The volume is made up of eight essays, each discussing different thinkers and their conceptualisation of the memory/history problem. Giambattista Vico, William Wordsworth, Sigmund Freud, Maurice Halbwachs, Philippe Ariés, and Michel Foucault are the dominant figures. Through their work, the author identifies and examines eight paths between history and memory: mnemonic, rhetorical, autobiographical, psychological, sociological, archaeological, and historiographical.

Important issues are raised and discussed extensively in this work that focuses on one of the most engaging debates within (and outside) the historical profession. For Hutton, history stands as an art of memory in its effort to combine repetition and recollection with regard to the past. His discussion of the importance of the transition from oral to literate cultures and its impact of representations of the past are original and convincing. This is particularly so for the argument that refers to the textualisation of culture and its impact on the historicisation of - collective memory - especially since the Enlightenment, as the past acquired an ontological status and a primary importance for philosophical debates. His analysis of the function of historiography as a bearer of collective memory, especially after the 18th century, is also interesting and to the point. The way Hutton incorporates psychoanalytic aspects of the memory issue (and their role in autobiographical narratives) in the historiographical debate is innovative. The interaction between the conscious and the unconscious sides of the psyche within a process that turns each person into a "memory to himself/herself" is a crucial theme that is treated perceptively in the discussion. Hutton's interest in commemorative practices, in discursive schemes, in the social frameworks of commemorative traditions reveal an insightful meditation on some of the most crucial issues in the field (especially with regard to the constructed nature of commemorative traditions and to the impact of present discourses on the images of the past.)

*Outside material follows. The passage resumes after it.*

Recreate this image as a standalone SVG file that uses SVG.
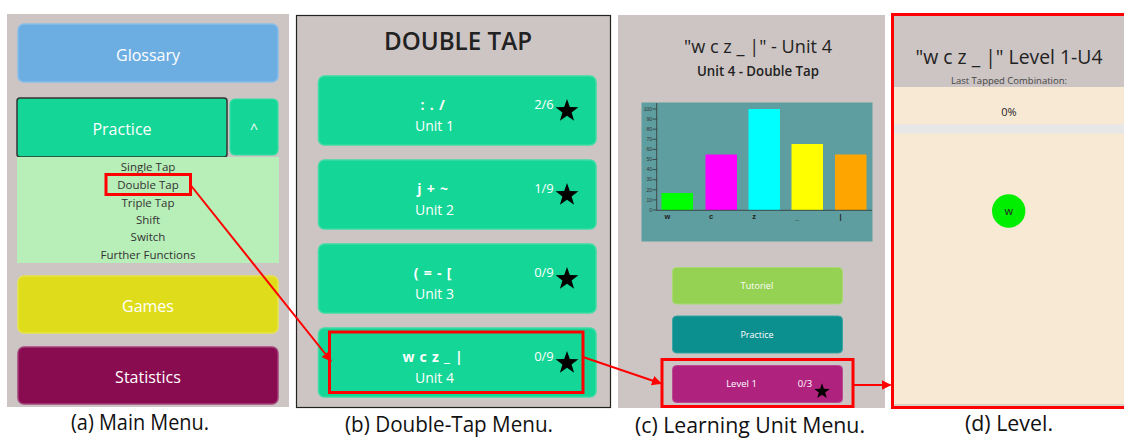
<svg xmlns="http://www.w3.org/2000/svg" width="1124" height="438" viewBox="0 0 1124 438">
<style>
.ui{font-family:"Open Sans","Noto Sans","Liberation Sans",sans-serif}
.w{fill:#ffffff}
.cap{font-family:"Open Sans","Liberation Sans",sans-serif;font-size:21px;fill:#111}
.sub{font-family:"Open Sans","Liberation Sans",sans-serif;font-size:11.5px;fill:#333;text-anchor:middle}
.bgp{fill:#cdc5c4}
.ub{fill:#14d696;stroke:#3ddca4;stroke-width:1.5}
.sym{font-family:"Open Sans","Liberation Sans",sans-serif;font-size:14px;font-weight:bold;fill:#fff;text-anchor:middle;letter-spacing:0.8px}
.unit{font-family:"Open Sans","Liberation Sans",sans-serif;font-size:14px;fill:#fff;text-anchor:middle}
.frac{font-family:"Open Sans","Liberation Sans",sans-serif;font-size:13px;fill:#fff;text-anchor:middle}
.hl{fill:none;stroke:#ff0000;stroke-width:3}
.con{fill:none;stroke:#ff0000;stroke-width:2}
.ax{font-family:"Liberation Sans",sans-serif;font-size:5px;fill:#333;text-anchor:end}
.xl{font-family:"Liberation Sans",sans-serif;font-size:7.5px;font-weight:bold;fill:#222;text-anchor:middle}
</style>
<defs>
<path id="star" d="M0,-12 L2.8,-3.9 L11.4,-3.7 L4.6,1.5 L7.1,9.7 L0,4.8 L-7.1,9.7 L-4.6,1.5 L-11.4,-3.7 L-2.8,-3.9 Z" fill="#000"/>
<marker id="ah" viewBox="0 0 10 10" refX="9" refY="5" markerWidth="5" markerHeight="5" orient="auto" markerUnits="strokeWidth">
<path d="M0,0 L10,5 L0,10 Z" fill="#ff0000"/>
</marker>
</defs>
<rect width="1124" height="438" fill="#ffffff"/>

<!-- Panel (a) -->
<g id="panel-a">
<rect class="bgp" x="7" y="14" width="282" height="393"/>
<g id="a-glossary">
<rect x="18" y="24" width="260" height="58" rx="6" fill="#6daee2" stroke="#86bde8" stroke-width="1.5"/>
<text class="ui w" x="148" y="61" font-size="16" text-anchor="middle">Glossary</text>
</g>
<g id="a-practice">
<rect x="17" y="98" width="210" height="59" rx="3" fill="#14d696" stroke="#333" stroke-width="1.5"/>
<text class="ui w" x="122" y="135" font-size="16" text-anchor="middle">Practice</text>
</g>
<g id="a-expand">
<rect x="230" y="99" width="48" height="56" rx="5" fill="#14d696" stroke="#3ddca4" stroke-width="1.2"/>
<text class="ui w" x="254" y="134" font-size="14" text-anchor="middle">^</text>
</g>
<g id="a-submenu">
<rect x="17" y="157" width="262" height="106" fill="#b8eeb8"/>
<text class="sub" x="148" y="171">Single Tap</text>
<text class="sub" x="148" y="189">Double Tap</text>
<text class="sub" x="148" y="207">Triple Tap</text>
<text class="sub" x="148" y="224">Shift</text>
<text class="sub" x="148" y="241">Switch</text>
<text class="sub" x="148" y="259">Further Functions</text>
<rect class="hl" x="106" y="174.5" width="84.5" height="20"/>
</g>
<g id="a-games">
<rect x="18" y="276" width="260" height="57" rx="6" fill="#dfdd1b" stroke="#e6e34a" stroke-width="1.5"/>
<text class="ui w" x="148" y="312" font-size="16" text-anchor="middle">Games</text>
</g>
<g id="a-statistics">
<rect x="18" y="347" width="260" height="57" rx="6" fill="#8a0c50" stroke="#a24078" stroke-width="1.5"/>
<text class="ui w" x="148" y="383" font-size="16" text-anchor="middle">Statistics</text>
</g>
<text class="cap" x="140" y="430" text-anchor="middle" textLength="138" lengthAdjust="spacingAndGlyphs">(a) Main Menu.</text>
</g>

<!-- Panel (b) -->
<g id="panel-b">
<rect class="bgp" x="296.5" y="15.5" width="314" height="392" stroke="#222" stroke-width="1.2"/>
<text class="ui" x="458" y="50" font-size="25" font-weight="600" fill="#222" text-anchor="middle" textLength="148" lengthAdjust="spacingAndGlyphs">DOUBLE TAP</text>
<g id="b-unit1">
<rect class="ub" x="318.5" y="76" width="277.5" height="69" rx="6"/>
<text class="sym" x="433" y="110">: . /</text>
<text class="unit" x="434.5" y="131">Unit 1</text>
<text class="frac" x="544" y="109">2/6</text>
<use href="#star" x="567" y="111"/>
</g>
<g id="b-unit2">
<rect class="ub" x="318.5" y="160" width="277.5" height="69" rx="6"/>
<text class="sym" x="433" y="194">j + ~</text>
<text class="unit" x="434.5" y="215">Unit 2</text>
<text class="frac" x="544" y="193">1/9</text>
<use href="#star" x="567" y="195"/>
</g>
<g id="b-unit3">
<rect class="ub" x="318.5" y="244" width="277.5" height="69" rx="6"/>
<text class="sym" x="433" y="278">( = - [</text>
<text class="unit" x="434.5" y="299">Unit 3</text>
<text class="frac" x="544" y="277">0/9</text>
<use href="#star" x="567" y="279"/>
</g>
<g id="b-unit4">
<rect class="ub" x="318.5" y="328" width="277.5" height="69" rx="6"/>
<text class="sym" x="433" y="362" font-size="13" letter-spacing="1">w c z _ |</text>
<text class="unit" x="434.5" y="383">Unit 4</text>
<text class="frac" x="544" y="361">0/9</text>
<use href="#star" x="567" y="363"/>
<rect class="hl" x="329.5" y="332" width="253.5" height="60.5"/>
</g>
<text class="cap" x="449" y="432" text-anchor="middle" textLength="208" lengthAdjust="spacingAndGlyphs">(b) Double-Tap Menu.</text>
</g>

<!-- Panel (c) -->
<g id="panel-c">
<rect class="bgp" x="618" y="15" width="267" height="393"/>
<text class="ui" x="758" y="53" font-size="19" fill="#222" text-anchor="middle" textLength="148" lengthAdjust="spacingAndGlyphs">"w c z _ |" - Unit 4</text>
<text class="ui" x="758" y="76" font-size="13.5" font-weight="600" fill="#222" text-anchor="middle" textLength="122" lengthAdjust="spacingAndGlyphs">Unit 4 - Double Tap</text>
<g id="c-chart">
<rect x="641.5" y="102.5" width="231" height="139" fill="#5f9ea0"/>
<rect x="661.5" y="193" width="31.5" height="17" fill="#00ff00"/>
<rect x="705.5" y="154.5" width="31.5" height="55.5" fill="#ff00ff"/>
<rect x="748.5" y="109" width="31.5" height="101" fill="#00ffff"/>
<rect x="791.5" y="144" width="31.5" height="66" fill="#ffff00"/>
<rect x="835" y="154.5" width="31.5" height="55.5" fill="#ffa500"/>
<g stroke="#333" stroke-width="0.8">
<line x1="656.7" y1="103" x2="656.7" y2="210.5"/>
<line x1="656.7" y1="210.3" x2="872" y2="210.3"/>
<line x1="652.5" y1="109" x2="656.7" y2="109"/>
<line x1="652.5" y1="119.1" x2="656.7" y2="119.1"/>
<line x1="652.5" y1="129.2" x2="656.7" y2="129.2"/>
<line x1="652.5" y1="139.3" x2="656.7" y2="139.3"/>
<line x1="652.5" y1="149.4" x2="656.7" y2="149.4"/>
<line x1="652.5" y1="159.5" x2="656.7" y2="159.5"/>
<line x1="652.5" y1="169.6" x2="656.7" y2="169.6"/>
<line x1="652.5" y1="179.7" x2="656.7" y2="179.7"/>
<line x1="652.5" y1="189.8" x2="656.7" y2="189.8"/>
<line x1="652.5" y1="199.9" x2="656.7" y2="199.9"/>
<line x1="652.5" y1="210" x2="656.7" y2="210"/>
</g>
<text class="ax" x="652" y="110.7">100</text>
<text class="ax" x="652" y="120.8">90</text>
<text class="ax" x="652" y="130.9">80</text>
<text class="ax" x="652" y="141">70</text>
<text class="ax" x="652" y="151.1">60</text>
<text class="ax" x="652" y="161.2">50</text>
<text class="ax" x="652" y="171.3">40</text>
<text class="ax" x="652" y="181.4">30</text>
<text class="ax" x="652" y="191.5">20</text>
<text class="ax" x="652" y="201.6">10</text>
<text class="ax" x="652" y="211.7">0</text>
<text class="xl" x="667.5" y="219">w</text>
<text class="xl" x="711" y="219">c</text>
<text class="xl" x="754" y="219">z</text>
<text class="xl" x="797" y="220">_</text>
<text class="xl" x="840.5" y="219">|</text>
</g>
<g id="c-tutoriel">
<rect x="672.5" y="267.5" width="170" height="36.5" rx="4" fill="#95d152" stroke="#a9da72" stroke-width="1"/>
<text class="ui w" x="757" y="289" font-size="9" text-anchor="middle">Tutoriel</text>
</g>
<g id="c-practice">
<rect x="672.5" y="316" width="170" height="37" rx="4" fill="#0b8f8f" stroke="#3aa3a3" stroke-width="1"/>
<text class="ui w" x="757" y="338" font-size="9" text-anchor="middle">Practice</text>
</g>
<g id="c-level1">
<rect x="672.5" y="365.5" width="170" height="37" rx="4" fill="#af237f" stroke="#bc4a93" stroke-width="1"/>
<text class="ui w" x="741.5" y="387" font-size="9.5" text-anchor="middle">Level 1</text>
<text class="ui w" x="805" y="387" font-size="9.5" text-anchor="middle">0/3</text>
<use href="#star" transform="translate(822 391.5) scale(0.68)"/>
<rect class="hl" x="662" y="359.5" width="191" height="47"/>
</g>
<text class="cap" x="750" y="432.5" text-anchor="middle" textLength="230" lengthAdjust="spacingAndGlyphs">(c) Learning Unit Menu.</text>
</g>

<!-- Panel (d) -->
<g id="panel-d">
<rect x="893" y="15" width="233" height="72" fill="#cdc5c4"/>
<rect x="893" y="87" width="233" height="318" fill="#f8e9d5"/>
<rect x="893" y="124.5" width="233" height="9" fill="#e7e7e7"/>
<line x1="893" y1="405" x2="1126" y2="405" stroke="#cfc4b8" stroke-width="1.5"/>
<text class="ui" x="1009" y="64" font-size="20" fill="#222" text-anchor="middle" textLength="187" lengthAdjust="spacingAndGlyphs">"w c z _ |" Level 1-U4</text>
<text class="ui" x="1009" y="84" font-size="9" fill="#444" text-anchor="middle" textLength="116" lengthAdjust="spacingAndGlyphs">Last Tapped Combination:</text>
<text class="ui" x="1009" y="116" font-size="11" fill="#222" text-anchor="middle">0%</text>
<g id="d-target">
<circle cx="1008.7" cy="211" r="16.7" fill="#00ee00"/>
<text class="ui" x="1008.7" y="215" font-size="11" fill="#222" text-anchor="middle">w</text>
</g>
<rect class="hl" x="892.5" y="14.5" width="234" height="393" stroke-width="3.5"/>
<text class="cap" x="1009" y="431" text-anchor="middle" textLength="88" lengthAdjust="spacingAndGlyphs">(d) Level.</text>
</g>

<!-- Connectors -->
<g id="connectors">
<line class="con" x1="190.5" y1="185" x2="331" y2="361" marker-end="url(#ah)"/>
<line class="con" x1="583" y1="357" x2="661" y2="383.5" marker-end="url(#ah)"/>
<line class="con" x1="853" y1="385" x2="890.5" y2="385" marker-end="url(#ah)"/>
</g>
</svg>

Less convincing, however, is his insistence on the function of history as an exclusive art of memory, as a way of remembering that seems to minimalise -if not exclude- its critical role and the possibility of political intervention. The second part of Hutton's work is somehow less sophisticated that the first. It attempts to offer an account of postmodern historiography and its relation to memory. Since, according to the author, postmodernism analyses ways of remembering rather than remembering itself, it seems to deny the concept of memory (especially the dimension of sympathetic recollection) on the whole. The romanticisation of memory that seems to underlie the argumentation makes very difficult any critical thinking about the uses of memories and of the "past."

Hutton is concerned about the fading of collective memories in a postmodern age. The argument itself sounds rather paradoxical in a century that is largely characterised by the construction of a "memory industry." Hutton almost axiomatically argues that "we need the past and must maintain our living connections with it." By implication, he sets his work within a critical project that will intervene in "postmodern" historiography and that will make it possible to "represent the past in a way that the truth of its deep memory will not be forgotten by posterity" (p.72). The idealisation of the issue of memory cannot really stand as a counter-argument to postmodernism: especially because postmodernism does not deny the past itself, but rather an idealist ontology of it.

The author's deep attachment to commemoration (the fact that he grew up in Princeton, an enchanted landscape as he points out [p. xi], has possibly played a role in that) has produced an interesting and perceptive piece of work on the nature of subjective and collective memory and on its close relation to historiographical practices. It is not quite clear however, whose past and whose memory he refers to, what uses a certain past and a certain memory may have and in which ways history (and memory) might sometimes not be an art but almost a burden.